Most consumers understand and accept that climate change and inflation means insurance is going to cost more – but how much more???  That is the question. The answer is…only to the extent that’s reasonable and fair.

The financial security that insurance policies provide is critical to business and property owners and to the fabric of our economy and our society.  Insurance contracts are different from other commercial contracts because insurance is more a necessity than a matter of choice. Because we have to pay for insurance if we want to drive, run a business or own a home, we’re captive customers. Unlike a product we can put back on the shelf if the price tag is too high, we have limited choices when it comes to property insurance.  We have to buy it.  That means free market competition alone can’t protect us.  That’s why every state needs an oversight agency, regulations and laws as checks and balances to keep insurers from overcharging or engaging in unfair sales and claim practices.  Rates can’t be excessive, and policy language and claim processes should meet consumers’ reasonable expectations.

Proponents of CAT models claim they make it easier for insurers to give mitigation discounts.  Yet when the National Flood Program implemented Risk 2.0 (a CAT model) in 2022, reports came rolling into the Coalition for Sustainable Flood Insurance, (of which UP is a member) that implementation of the model was causing mitigation credits to disappear.

As with most complex problems, this one requires a multi-pronged solution:

  • The Federal Insurance Office should proceed without further delay to gather data across the country to get an accurate picture of property insurance availability and affordability and risk migration into state-supported insurers of last resort and lightly regulated surplus/non-admitted/Excess & Surplus carriers.
  • California should develop a public high dollar catastrophic coverage layer facility that would make a limited amount of reinsurance capacity available to the CEA and the CA Fair Plan.  As “take all comers” that provide a service to California taxpayers, it doesn’t make sense that both entities have to pay retail prices for reinsurance capacity.
  • Congress should begin drafting a national disaster insurance model to provide a basic amount of essential dwelling, building code upgrade and temporary living expense coverage in anticipation of insurers’ continuing diminished appetite for insuring properties in disaster-prone regions.
  • The NAIC should support FIO’s data collection efforts and continue helping its members understand and limit the use of Catastrophe models in the rate-setting process.
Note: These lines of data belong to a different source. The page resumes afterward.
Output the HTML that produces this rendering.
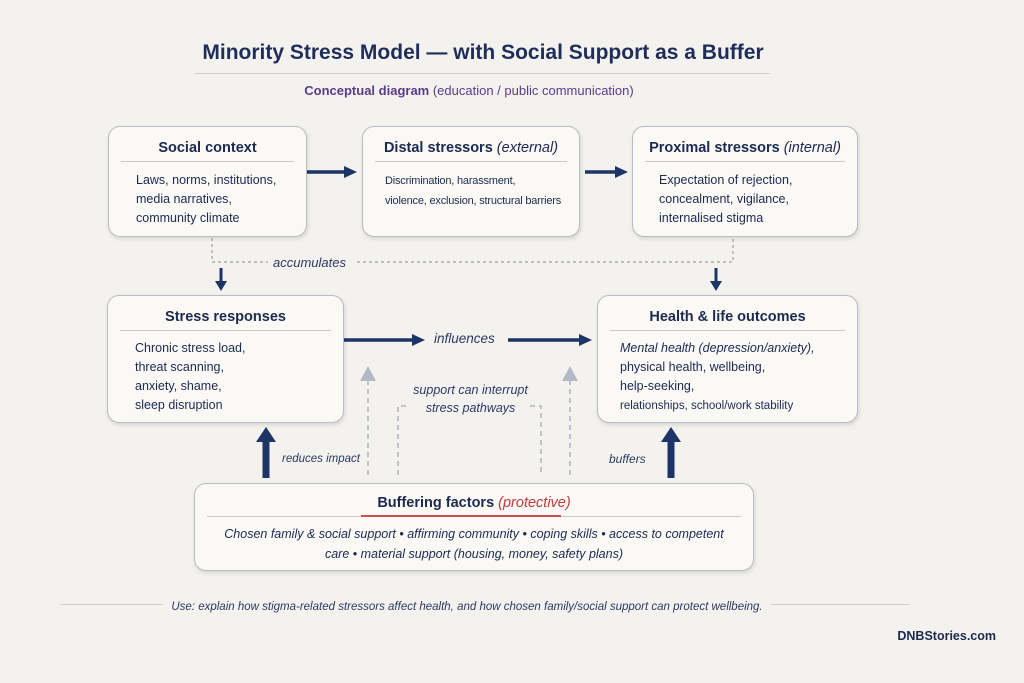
<!DOCTYPE html>
<html><head><meta charset="utf-8"><style>
body{margin:0;width:1024px;height:683px;background:#f4f2ee;font-family:"Liberation Sans",sans-serif;position:relative;overflow:hidden;color:#1c2a50}
.box{position:absolute;background:#faf9f6;border:1.5px solid #b9bcc2;border-radius:12px;box-shadow:1px 2px 4px rgba(0,0,0,.12)}
.h{position:absolute;left:0;right:0;text-align:center;font-weight:bold;font-size:14.5px;color:#1c2a50}
.hr{position:absolute;height:1px;background:#c8c8c8}
.t{position:absolute;font-size:12.5px;line-height:19px;color:#1c2a50}
.abs{position:absolute}
</style></head><body>
<div class="abs" style="left:0;width:966px;top:41px;text-align:center;font-size:21px;font-weight:bold;color:#1f2d5a">Minority Stress Model — with Social Support as a Buffer</div>
<div class="abs" style="left:195px;width:575px;top:73px;height:1px;background:#cfcfcf"></div>
<div class="abs" style="left:0;width:938px;top:83px;text-align:center;font-size:13px;color:#5b3a8c"><b>Conceptual diagram</b> (education / public communication)</div>

<svg class="abs" style="left:0;top:0" width="1024" height="683">
<g stroke="#1c3566" stroke-width="3.5" fill="#1c3566">
<line x1="306" y1="172" x2="345" y2="172"/><path d="M344,166L357,172L344,178z" stroke="none"/>
<line x1="585" y1="172" x2="616" y2="172"/><path d="M615,166L628,172L615,178z" stroke="none"/>
<line x1="343" y1="340" x2="413" y2="340"/><path d="M412,334L425,340L412,346z" stroke="none"/>
<line x1="508" y1="340" x2="580" y2="340"/><path d="M579,334L592,340L579,346z" stroke="none"/>
<line x1="221" y1="268" x2="221" y2="282" stroke-width="3"/><path d="M215,281L221,291L227,281z" stroke="none"/>
<line x1="716" y1="268" x2="716" y2="282" stroke-width="3"/><path d="M710,281L716,291L722,281z" stroke="none"/>
<line x1="266" y1="478" x2="266" y2="440" stroke-width="7"/><path d="M256,442L266,427L276,442z" stroke="none"/>
<line x1="671" y1="478" x2="671" y2="440" stroke-width="7"/><path d="M661,442L671,427L681,442z" stroke="none"/>
</g>
<g fill="none" stroke="#9aa0aa" stroke-width="1.2" stroke-dasharray="3,3">
<path d="M212,238V262H268"/><path d="M357,262H733V238"/>
</g>
<g fill="none" stroke="#b3b7c0" stroke-width="1.6" stroke-dasharray="5,4">
<line x1="368" y1="475" x2="368" y2="380"/><line x1="570" y1="475" x2="570" y2="380"/>
<path d="M398,475V406H410"/><path d="M530,406H541V475"/>
</g>
<path d="M360,381L368,366L376,381z" fill="#b3b9c6"/><path d="M562,381L570,366L578,381z" fill="#b3b9c6"/>
</svg>

<div class="abs" style="left:273px;top:255px;font-size:13px;font-style:italic;color:#2b3a63">accumulates</div>
<div class="abs" style="left:434px;top:331px;font-size:13.5px;font-style:italic;color:#2b3a63">influences</div>
<div class="abs" style="left:398px;top:381px;width:145px;text-align:center;font-size:12.5px;line-height:18px;font-style:italic;color:#2b3a63">support can interrupt<br>stress pathways</div>
<div class="abs" style="left:282px;top:453px;font-size:11.5px;font-style:italic;color:#2b3a63">reduces impact</div>
<div class="abs" style="left:609px;top:452px;font-size:12px;font-style:italic;color:#2b3a63">buffers</div>

<div class="box" style="left:108px;top:126px;width:197px;height:109px">
<div class="h" style="top:13px">Social context</div><div class="hr" style="left:12px;right:12px;top:34px"></div>
<div class="t" style="left:27px;top:44px">Laws, norms, institutions,<br>media narratives,<br>community climate</div></div>

<div class="box" style="left:362px;top:126px;width:216px;height:109px">
<div class="h" style="top:13px">Distal stressors <i style="font-weight:normal">(external)</i></div><div class="hr" style="left:12px;right:12px;top:34px"></div>
<div class="t" style="left:22px;top:44px;font-size:11px;line-height:20px;letter-spacing:-0.2px">Discrimination, harassment,<br>violence, exclusion, structural barriers</div></div>

<div class="box" style="left:632px;top:126px;width:224px;height:109px">
<div class="h" style="top:13px">Proximal stressors <i style="font-weight:normal">(internal)</i></div><div class="hr" style="left:12px;right:12px;top:34px"></div>
<div class="t" style="left:26px;top:44px">Expectation of rejection,<br>concealment, vigilance,<br>internalised stigma</div></div>

<div class="box" style="left:107px;top:295px;width:235px;height:126px">
<div class="h" style="top:13px">Stress responses</div><div class="hr" style="left:12px;right:12px;top:34px"></div>
<div class="t" style="left:27px;top:43px">Chronic stress load,<br>threat scanning,<br>anxiety, shame,<br>sleep disruption</div></div>

<div class="box" style="left:597px;top:295px;width:259px;height:126px">
<div class="h" style="top:13px">Health &amp; life outcomes</div><div class="hr" style="left:12px;right:12px;top:34px"></div>
<div class="t" style="left:22px;top:43px"><i>Mental health (depression/anxiety),</i><br>physical health, wellbeing,<br>help-seeking,<br><span style="font-size:11.5px">relationships, school/work stability</span></div></div>

<div class="box" style="left:194px;top:483px;width:558px;height:86px">
<div class="h" style="top:11px">Buffering factors <i style="font-weight:normal;color:#c0393b">(protective)</i></div>
<div class="hr" style="left:12px;right:12px;top:32px"></div>
<div class="abs" style="left:166px;width:200px;top:31px;height:2px;background:#c9504e"></div>
<div class="t" style="left:0;right:0;top:40px;text-align:center;font-style:italic;line-height:20px">Chosen family &amp; social support • affirming community • coping skills • access to competent<br>care • material support (housing, money, safety plans)</div></div>

<div class="abs" style="left:60px;width:850px;top:604px;height:1px;background:#cfcfcf"></div>
<div class="abs" style="left:0;width:934px;top:597px;text-align:center"><span style="background:#f4f2ee;padding:0 8px;font-size:11.5px;font-style:italic;color:#2b3a63">Use: explain how stigma-related stressors affect health, and how chosen family/social support can protect wellbeing.</span></div>
<div class="abs" style="right:28px;top:629px;font-size:12.5px;font-weight:bold;color:#1c2a50">DNBStories.com</div>
</body></html>
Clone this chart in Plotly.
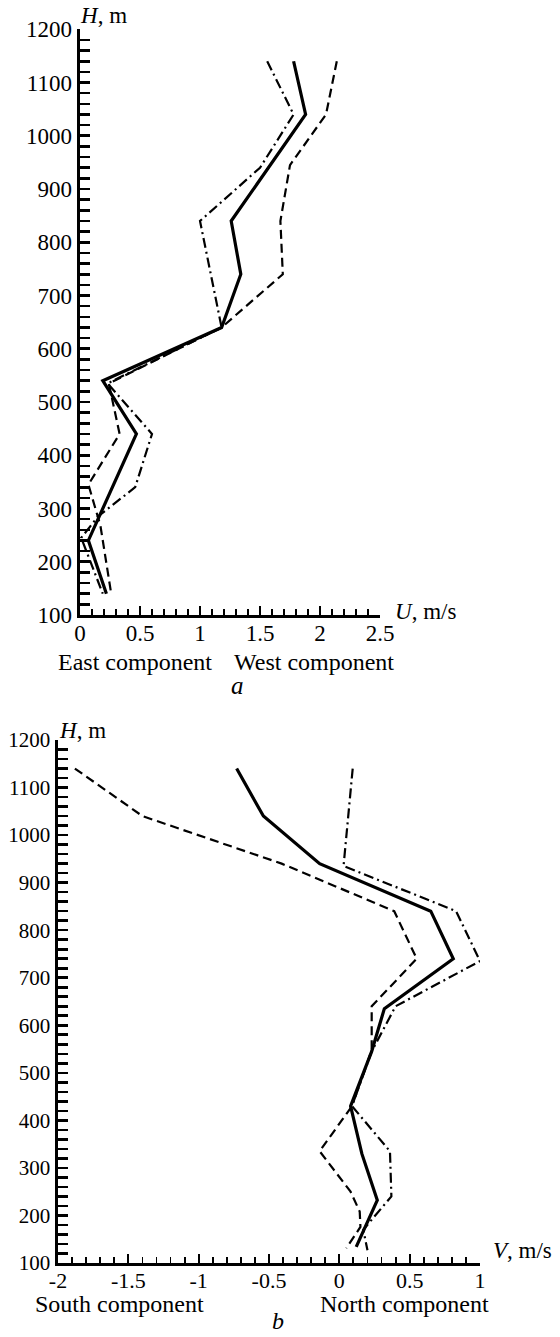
import plotly.graph_objects as go

W, HT = 560, 1337
FONT = "Liberation Serif, Times New Roman, Times, serif"

# ---------------- data ----------------
# Panel a: U (east-west component), heights in m
a_solid_H = [1140, 1040, 840, 740, 640, 540, 440, 240, 140]
a_solid_U = [1.78, 1.88, 1.26, 1.34, 1.18, 0.19, 0.47, 0.07, 0.22]
a_dash_H = [1140, 1040, 945, 840, 740, 640, 535, 440, 345, 268, 140]
a_dash_U = [2.14, 2.05, 1.75, 1.67, 1.69, 1.18, 0.24, 0.33, 0.07, 0.17, 0.26]
a_dashdot_H = [1140, 1040, 940, 840, 640, 535, 440, 340, 285, 245, 140]
a_dashdot_U = [1.56, 1.78, 1.50, 1.00, 1.18, 0.23, 0.60, 0.46, 0.15, 0.01, 0.19]

# Panel b: V (north-south component)
b_solid_H = [1140, 1040, 940, 840, 740, 635, 545, 430, 330, 232, 134]
b_solid_V = [-0.73, -0.54, -0.14, 0.65, 0.81, 0.32, 0.23, 0.08, 0.16, 0.27, 0.12]
b_dash_H = [1140, 1040, 940, 840, 740, 640, 548, 430, 335, 250, 208, 176, 131]
b_dash_V = [-1.88, -1.40, -0.41, 0.39, 0.55, 0.23, 0.23, 0.09, -0.14, 0.08, 0.145, 0.15, 0.05]
b_dashdot_H = [1140, 935, 840, 735, 640, 545, 430, 335, 240, 170, 127]
b_dashdot_V = [0.095, 0.03, 0.83, 1.0, 0.40, 0.23, 0.09, 0.36, 0.37, 0.17, 0.20]

a_xticks = [0, 0.5, 1, 1.5, 2, 2.5]
a_xticktext = ["0", "0.5", "1", "1.5", "2", "2.5"]
b_xticks = [-2, -1.5, -1, -0.5, 0, 0.5, 1]
b_xticktext = ["-2", "-1.5", "-1", "-0.5", "0", "0.5", "1"]
h_ticks = [100, 200, 300, 400, 500, 600, 700, 800, 900, 1000, 1100, 1200]

# ---------------- helpers ----------------
def px_x(x):
    return x / W

def px_y(y):
    return 1 - y / HT

SOLID = dict(color="black", width=3.2)
DASH = dict(color="black", width=2.2, dash="9px,5px")
DASHDOT = dict(color="black", width=2.2, dash="10px,4px,2px,4px")

fig = go.Figure()
fig.add_trace(go.Scatter(x=a_dash_U, y=a_dash_H, mode="lines", line=DASH, xaxis="x", yaxis="y"))
fig.add_trace(go.Scatter(x=a_dashdot_U, y=a_dashdot_H, mode="lines", line=DASHDOT, xaxis="x", yaxis="y"))
fig.add_trace(go.Scatter(x=a_solid_U, y=a_solid_H, mode="lines", line=SOLID, xaxis="x", yaxis="y"))
fig.add_trace(go.Scatter(x=b_dash_V, y=b_dash_H, mode="lines", line=DASH, xaxis="x2", yaxis="y2"))
fig.add_trace(go.Scatter(x=b_dashdot_V, y=b_dashdot_H, mode="lines", line=DASHDOT, xaxis="x2", yaxis="y2"))
fig.add_trace(go.Scatter(x=b_solid_V, y=b_solid_H, mode="lines", line=SOLID, xaxis="x2", yaxis="y2"))


def xaxis(domain, rng, tickvals, ticktext, anchor, size):
    return dict(domain=domain, range=rng, anchor=anchor, automargin=False, showline=True,
                linecolor="black", linewidth=2.5, showgrid=False, zeroline=False,
                ticks="inside", ticklen=9, tickwidth=2, tickcolor="black", tickmode="array",
                tickvals=tickvals, ticktext=ticktext, ticklabelstandoff=-4,
                tickfont=dict(family=FONT, size=size, color="black"),
                minor=dict(dtick=0.1, tick0=0, ticks="inside", ticklen=6, tickwidth=1.8,
                           tickcolor="black", showgrid=False),
                fixedrange=True)


def yaxis(domain, anchor, size):
    return dict(domain=domain, range=[100, 1200], anchor=anchor, automargin=False, showline=True,
                linecolor="black", linewidth=3.5, showgrid=False, zeroline=False,
                ticks="inside", ticklen=10, tickwidth=2.6, tickcolor="black", tickmode="array",
                tickvals=h_ticks, ticklabelstandoff=0,
                tickfont=dict(family=FONT, size=size, color="black"),
                minor=dict(dtick=20, tick0=0, ticks="inside", ticklen=10, tickwidth=2.6,
                           tickcolor="black", showgrid=False),
                fixedrange=True)


fig.update_layout(
    template="none",
    width=W, height=HT,
    margin=dict(l=0, r=0, t=0, b=0, pad=0, autoexpand=False),
    paper_bgcolor="white", plot_bgcolor="white",
    showlegend=False,
    hovermode=False,
    font=dict(family=FONT, color="black"),
    xaxis=xaxis([px_x(80), px_x(380)], [0, 2.5], a_xticks, a_xticktext, "y", 23),
    yaxis=yaxis([px_y(615), px_y(29.3)], "x", 23),
    xaxis2=xaxis([px_x(58), px_x(480)], [-2, 1], b_xticks, b_xticktext, "y2", 22),
    yaxis2=yaxis([px_y(1263), px_y(740)], "x2", 21),
)

def note(text, x, y, xanchor="left", size=24):
    fig.add_annotation(text=text, x=px_x(x), y=px_y(y), xref="paper", yref="paper",
                       xanchor=xanchor, yanchor="middle", showarrow=False,
                       font=dict(family=FONT, size=size, color="black"))

note("<i>H</i>, m", 78, 16, size=23)
note("<i>U</i>, m/s", 393, 611, size=23)
note("East component", 56, 662)
note("West component", 232, 662)
note("<i>a</i>", 237, 685, "center", 25)

note("<i>H</i>, m", 57, 730, size=23)
note("<i>V</i>, m/s", 491, 1250, size=23)
note("South component", 33, 1304)
note("North component", 318, 1304)
note("<i>b</i>", 278, 1321, "center", 24)

fig.write_html(
    "out.html",
    config={"displayModeBar": False, "staticPlot": True},
    post_script="document.body.style.margin='0';document.body.style.padding='0';"
                "document.body.style.overflow='hidden';",
)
We commend the NAIC on establishing the Catastrophe Modeling Center of Excellence.
  • State insurance regulators need the resources and authority to review and disapprove excessive rates.  Yet the Louisiana legislature just went in the opposite directionVoters voices will be increasingly loud on this point.
  • California should continue disallowing reinsurance rates from being passed along to consumers, and must strictly limit the use of CAT models in rating plans to avoid further rate shock and market segmentation.